Kael sat two rows away in biology, leaning back in his chair like gravity worked differently for him. His pen dangled from his fingers, tapping an arrhythmic beat against the desk. He looked half-asleep, but Lucian had already clocked the way his gaze darted sideways whenever the teacher wrote something inaccurate on the board. A twitch in the jaw. The smallest quirk of a lip.

Tell. Tell. Tell.

"Lucian, Kael," the teacher said, snapping her clipboard like it was a guillotine. "You're partners for this term's comparative psychology project."

A few students exchanged the kind of glances that meant you two are going to hate this. But when Lucian's gaze met Kael's, neither of them looked surprised. Kael gave him a half-smile that didn't reach his eyes. It was the kind of smile that said Let's see who bleeds first.

---

They began with the assigned topic — behavioural conditioning in mammals — but within minutes, the discussion had gone feral.

"What if the subject's frontal lobe was partially removed?" Lucian said casually, sketching brain segments in pencil. "Wouldn't that make stimulus-response more… primal?"

Kael didn't flinch. "You'd get faster conditioning. Less moral interference.
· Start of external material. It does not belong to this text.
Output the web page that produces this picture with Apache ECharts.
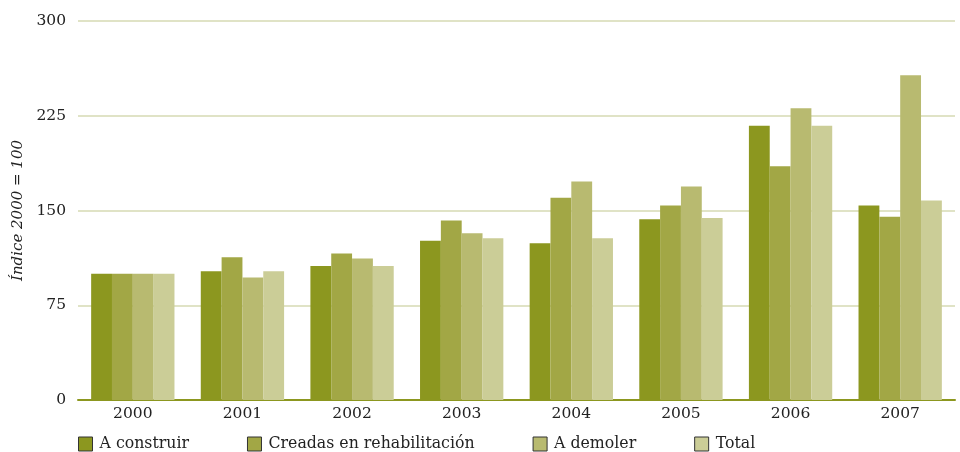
<!DOCTYPE html>
<html>
<head>
<meta charset="utf-8">
<script src="https://cdn.jsdelivr.net/npm/echarts@6/dist/echarts.min.js"></script>
<style>
  html, body { margin: 0; padding: 0; background: #fff; }
  #chart { width: 960px; height: 452px; }
</style>
</head>
<body>
<div id="chart"></div>
<script>
// datos (índice 2000 = 100)
var years = ['2000', '2001', '2002', '2003', '2004', '2005', '2006', '2007'];
var aConstruir = [100, 102, 106, 126, 124, 143, 217, 154];
var creadasRehab = [100, 113, 116, 142, 160, 154, 185, 145];
var aDemoler = [100, 97, 112, 132, 173, 169, 231, 257];
var total = [100, 102, 106, 128, 128, 144, 217, 158];
var yTicks = [0, 75, 150, 225, 300];

var chart = echarts.init(document.getElementById('chart'));
var font = 'DejaVu Serif';

function bar(name, data, color) {
    return {
        type: 'bar',
        name: name,
        data: data,
        barGap: '0%',
        barCategoryGap: '24%',
        itemStyle: { color: color },
        emphasis: { disabled: true }
    };
}

var option = {
    animation: false,
    grid: {
        left: 78,
        right: 5,
        top: 21,
        bottom: 52
    },
    legend: {
        left: 73,
        top: 431,
        itemWidth: 14,
        itemHeight: 14,
        itemGap: 58,
        icon: 'rect',
        itemStyle: { borderColor: '#333', borderWidth: 1 },
        textStyle: { fontFamily: font, fontSize: 15.75, color: '#222', padding: [0, 0, 0, 2] },
        data: ['A construir', 'Creadas en rehabilitación', 'A demoler', 'Total']
    },
    xAxis: {
        type: 'category',
        data: years,
        axisLine: { lineStyle: { color: '#8c971f', width: 2 } },
        axisTick: { show: false },
        axisLabel: { fontFamily: font, fontSize: 15.5, color: '#222', margin: 6 }
    },
    yAxis: {
        type: 'value',
        min: yTicks[0],
        max: yTicks[yTicks.length - 1],
        interval: 75,
        name: 'Índice 2000 = 100',
        nameLocation: 'middle',
        nameGap: 50,
        nameTextStyle: { fontFamily: font, fontSize: 15, fontStyle: 'italic', color: '#222' },
        axisLine: { show: false },
        axisTick: { show: false },
        splitLine: { lineStyle: { color: '#e0e3c6', width: 2 } },
        axisLabel: { fontFamily: font, fontSize: 15.5, color: '#222', margin: 12 }
    },
    series: [
        bar('A construir', aConstruir, '#8c971f'),
        bar('Creadas en rehabilitación', creadasRehab, '#a2a745'),
        bar('A demoler', aDemoler, '#b8ba70'),
        bar('Total', total, '#cbcd97')
    ]
};
chart.setOption(option);
</script>
</body>
</html>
Like teaching a starving dog to kill."

"Dogs already kill."

"Not with precision," Kael replied. "Not with reason."

The teacher froze halfway to their desk, overhearing enough to look unsettled. "I… don't think the syllabus covers frontal lobe removal."

"It should," Lucian said, his voice smooth. "It's relevant to learned behaviour."

Kael's eyes flickered with amusement. "Only if the goal is obedience. Or destruction."

"Sometimes they're the same thing."

The rest of the class had gone quiet, like they could feel something sharp being unsheathed between them. Not anger, but the slow testing of a blade's edge. Kael leaned forward, elbows on the table, his voice dropping low enough that only Lucian caught it.

"You like cutting things apart to see how they work," he said. "But you've never had something cut you back."

Lucian smirked. "Try me."

---

By the time the bell rang, they had enough material for three projects, most of it unusable without alerting the school counsellor. As they left, Kael fell into step beside him like it was the most natural thing in the world.

"When there's less eyes," Kael said. "We'll talk more."

It wasn't a suggestion.

---

They didn't even make it to the gate before being intercepted.

"Lucian. Kael." The vice principal's voice was the brittle kind — all surface authority, hollow underneath. "I've been hearing… disturbing reports about your conversation in class."

Lucian feigned mild confusion. Kael didn't bother. He stared at the man with an expression that made silence feel like a blade.

"I hope you understand," the vice principal continued, "that this is an educational environment, not… a horror laboratory."

Lucian tilted his head, letting the pause stretch until the man's confidence wavered. "We were discussing neurological processes. If that's disturbing, perhaps the curriculum is too fragile."

The vice principal's jaw worked like he wanted to snap back but couldn't find the angle. Kael stepped in, his tone polite enough to be venom.

"Maybe," Kael said, "you're just uncomfortable with students who already know more than you."

It landed like a slap — not loud, but humiliating. The man's eyes darted between them, searching for some foothold of control.

"Careful, Kael. I can—"

"You can what?" Kael's voice was quiet but carried weight. "Detain us? Suspend us? Then you'd have to explain why… and the parents would see the report. Would they find your wording as fragile as your understanding?"

Lucian could almost see the mental gears seize up. He stepped closer, just enough to make the man shift back, and delivered the kill shot.

"You should let us go," he murmured. "Before we start asking you questions you can't answer."

The vice principal relented, muttering something about "watching themselves" and retreating down the corridor.

Kael grinned slightly as they walked out. "You're good at breaking them apart. I'm better at making them break themselves."

Lucian glanced at him. "Useful skill. I might have work for you."

"Likewise."

It wasn't friendship. Not yet. But it was a recognition — of matching calibres, of potential utility.

Two different breeds of predator circling the same carcass, neither willing to share… yet.